**Work to be completed:**
The listing below must be repeated word for word, with its images excluded.
Start of Given records
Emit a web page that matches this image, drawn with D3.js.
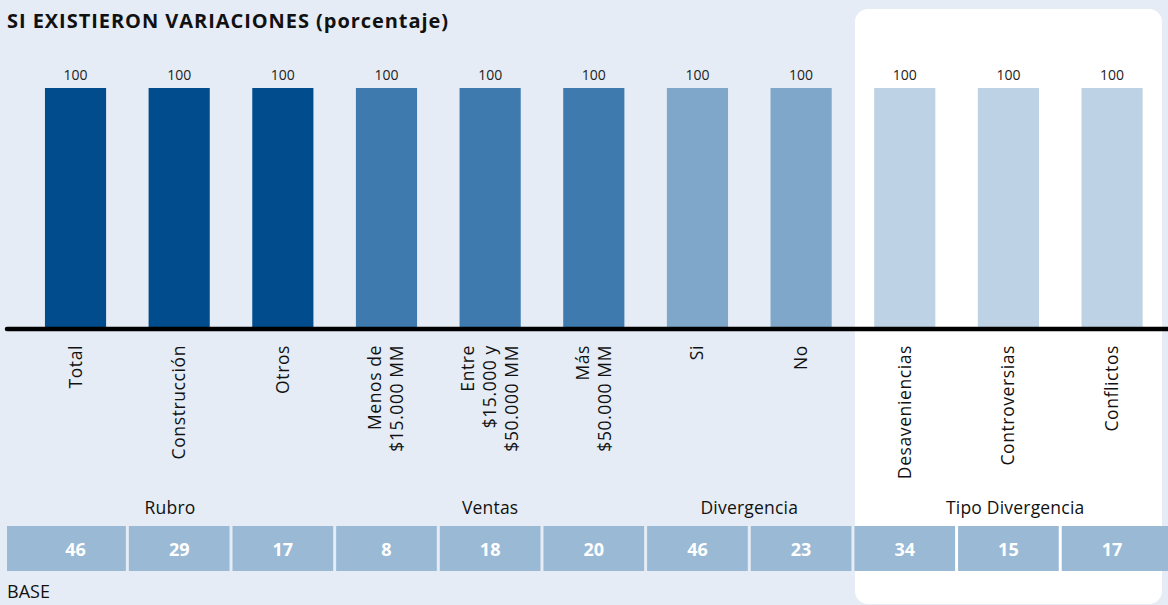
<!DOCTYPE html>
<html><head><meta charset="utf-8">
<script src="https://cdn.jsdelivr.net/npm/d3@7"></script>
<style>html,body{margin:0;padding:0;background:#e5ecf5;}svg{display:block;font-family:"Open Sans",sans-serif;}</style>
</head><body><svg id="c" width="1168" height="605"></svg>
<script>
const categories = ["Total","Construcción","Otros","Menos de\n$15.000 MM","Entre\n$15.000 y\n$50.000 MM","Más\n$50.000 MM","Si","No","Desaveniencias","Controversias","Conflictos"];
const values = [100,100,100,100,100,100,100,100,100,100,100];
const bases = [46,29,17,8,18,20,46,23,34,15,17];
const groupIdx = [0,0,0,1,1,1,2,2,3,3,3];
const groups = ["Rubro","Ventas","Divergencia","Tipo Divergencia"];
const colors = ["#004c8c","#3e7aad","#7ea7c9","#bdd2e4"];
const title = "SI EXISTIERON VARIACIONES (porcentaje)";

const W=1168,H=605;
const svg=d3.select("#c");
svg.append("rect").attr("width",W).attr("height",H).attr("fill","#e5ecf5");
svg.append("rect").attr("x",855).attr("y",9).attr("width",307).attr("height",595).attr("rx",13).attr("fill","#ffffff");

const x=d3.scaleBand().domain(categories).range([23.7,1163.9]).paddingInner(0.41).paddingOuter(0.205);
const y=d3.scaleLinear().domain([0,100]).range([328,88]);
const step=x.step(), bw=x.bandwidth();

svg.append("text").attr("x",7).attr("y",28).attr("font-size",20).attr("letter-spacing",0.95).attr("font-weight",700).attr("fill","#111").text(title);

svg.selectAll(".bar").data(categories).enter().append("rect")
 .attr("x",d=>x(d)).attr("y",(d,i)=>y(values[i])).attr("width",bw).attr("height",(d,i)=>y(0)-y(values[i]))
 .attr("fill",(d,i)=>colors[groupIdx[i]]);

svg.selectAll(".val").data(categories).enter().append("text")
 .attr("x",d=>x(d)+bw/2).attr("y",(d,i)=>y(values[i])-8).attr("text-anchor","middle").attr("font-size",14).attr("fill","#222")
 .text((d,i)=>values[i]);

svg.append("line").attr("x1",7).attr("x2",W+5).attr("y1",329).attr("y2",329).attr("stroke","#000").attr("stroke-width",4.5).attr("stroke-linecap","round");

// category labels
categories.forEach((c)=>{
  const lines=c.split("\n");
  const cx=x(c)+bw/2, lh=22;
  const g=svg.append("g").attr("transform",`translate(${cx},345) rotate(-90)`);
  lines.forEach((ln,j)=>{
    const off=(j-(lines.length-1)/2)*lh;
    g.append("text").attr("x",0).attr("y",off+6).attr("text-anchor","end").attr("font-size",17.5).attr("letter-spacing",0.6).attr("fill","#111").text(ln);
  });
});

// group labels
const cellL=(i)=> i===0?7:x(categories[i])+bw/2-step/2+1.5;
const cellR=(i)=> i===categories.length-1?W:x(categories[i])+bw/2+step/2-1.5;
groups.forEach((g,gi)=>{
  const idx=groupIdx.map((v,i)=>v===gi?i:-1).filter(i=>i>=0);
  const l=cellL(idx[0]), r=cellR(idx[idx.length-1]);
  svg.append("text").attr("x",(l+r)/2+ (gi===3?4:0)).attr("y",514).attr("text-anchor","middle").attr("font-size",17.5).attr("letter-spacing",0.2).attr("fill","#111").text(g);
});

categories.forEach((c,i)=>{
  svg.append("rect").attr("x",cellL(i)).attr("y",526).attr("width",cellR(i)-cellL(i)).attr("height",45).attr("fill","#9ab9d4");
  svg.append("text").attr("x",x(c)+bw/2).attr("y",556).attr("text-anchor","middle").attr("font-size",18).attr("font-weight",700).attr("fill","#fff").text(bases[i]);
});

svg.append("text").attr("x",7).attr("y",598).attr("font-size",18).attr("fill","#111").text("BASE");
</script></body></html>
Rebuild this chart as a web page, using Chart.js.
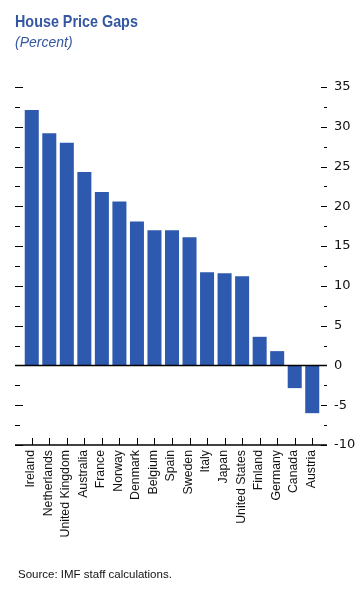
End of Given records
**Full solution:**
Emit a web page that matches this image, drawn with D3.js.
<!DOCTYPE html>
<html><head><meta charset="utf-8">
<script src="https://cdn.jsdelivr.net/npm/d3@7"></script>
<style>html,body{margin:0;padding:0;background:#e5ecf5;}svg{display:block;font-family:"Open Sans",sans-serif;}</style>
</head><body><svg id="c" width="1168" height="605"></svg>
<script>
const categories = ["Total","Construcción","Otros","Menos de\n$15.000 MM","Entre\n$15.000 y\n$50.000 MM","Más\n$50.000 MM","Si","No","Desaveniencias","Controversias","Conflictos"];
const values = [100,100,100,100,100,100,100,100,100,100,100];
const bases = [46,29,17,8,18,20,46,23,34,15,17];
const groupIdx = [0,0,0,1,1,1,2,2,3,3,3];
const groups = ["Rubro","Ventas","Divergencia","Tipo Divergencia"];
const colors = ["#004c8c","#3e7aad","#7ea7c9","#bdd2e4"];
const title = "SI EXISTIERON VARIACIONES (porcentaje)";

const W=1168,H=605;
const svg=d3.select("#c");
svg.append("rect").attr("width",W).attr("height",H).attr("fill","#e5ecf5");
svg.append("rect").attr("x",855).attr("y",9).attr("width",307).attr("height",595).attr("rx",13).attr("fill","#ffffff");

const x=d3.scaleBand().domain(categories).range([23.7,1163.9]).paddingInner(0.41).paddingOuter(0.205);
const y=d3.scaleLinear().domain([0,100]).range([328,88]);
const step=x.step(), bw=x.bandwidth();

svg.append("text").attr("x",7).attr("y",28).attr("font-size",20).attr("letter-spacing",0.95).attr("font-weight",700).attr("fill","#111").text(title);

svg.selectAll(".bar").data(categories).enter().append("rect")
 .attr("x",d=>x(d)).attr("y",(d,i)=>y(values[i])).attr("width",bw).attr("height",(d,i)=>y(0)-y(values[i]))
 .attr("fill",(d,i)=>colors[groupIdx[i]]);

svg.selectAll(".val").data(categories).enter().append("text")
 .attr("x",d=>x(d)+bw/2).attr("y",(d,i)=>y(values[i])-8).attr("text-anchor","middle").attr("font-size",14).attr("fill","#222")
 .text((d,i)=>values[i]);

svg.append("line").attr("x1",7).attr("x2",W+5).attr("y1",329).attr("y2",329).attr("stroke","#000").attr("stroke-width",4.5).attr("stroke-linecap","round");

// category labels
categories.forEach((c)=>{
  const lines=c.split("\n");
  const cx=x(c)+bw/2, lh=22;
  const g=svg.append("g").attr("transform",`translate(${cx},345) rotate(-90)`);
  lines.forEach((ln,j)=>{
    const off=(j-(lines.length-1)/2)*lh;
    g.append("text").attr("x",0).attr("y",off+6).attr("text-anchor","end").attr("font-size",17.5).attr("letter-spacing",0.6).attr("fill","#111").text(ln);
  });
});

// group labels
const cellL=(i)=> i===0?7:x(categories[i])+bw/2-step/2+1.5;
const cellR=(i)=> i===categories.length-1?W:x(categories[i])+bw/2+step/2-1.5;
groups.forEach((g,gi)=>{
  const idx=groupIdx.map((v,i)=>v===gi?i:-1).filter(i=>i>=0);
  const l=cellL(idx[0]), r=cellR(idx[idx.length-1]);
  svg.append("text").attr("x",(l+r)/2+ (gi===3?4:0)).attr("y",514).attr("text-anchor","middle").attr("font-size",17.5).attr("letter-spacing",0.2).attr("fill","#111").text(g);
});

categories.forEach((c,i)=>{
  svg.append("rect").attr("x",cellL(i)).attr("y",526).attr("width",cellR(i)-cellL(i)).attr("height",45).attr("fill","#9ab9d4");
  svg.append("text").attr("x",x(c)+bw/2).attr("y",556).attr("text-anchor","middle").attr("font-size",18).attr("font-weight",700).attr("fill","#fff").text(bases[i]);
});

svg.append("text").attr("x",7).attr("y",598).attr("font-size",18).attr("fill","#111").text("BASE");
</script></body></html>
Rebuild this chart as a web page, using Chart.js.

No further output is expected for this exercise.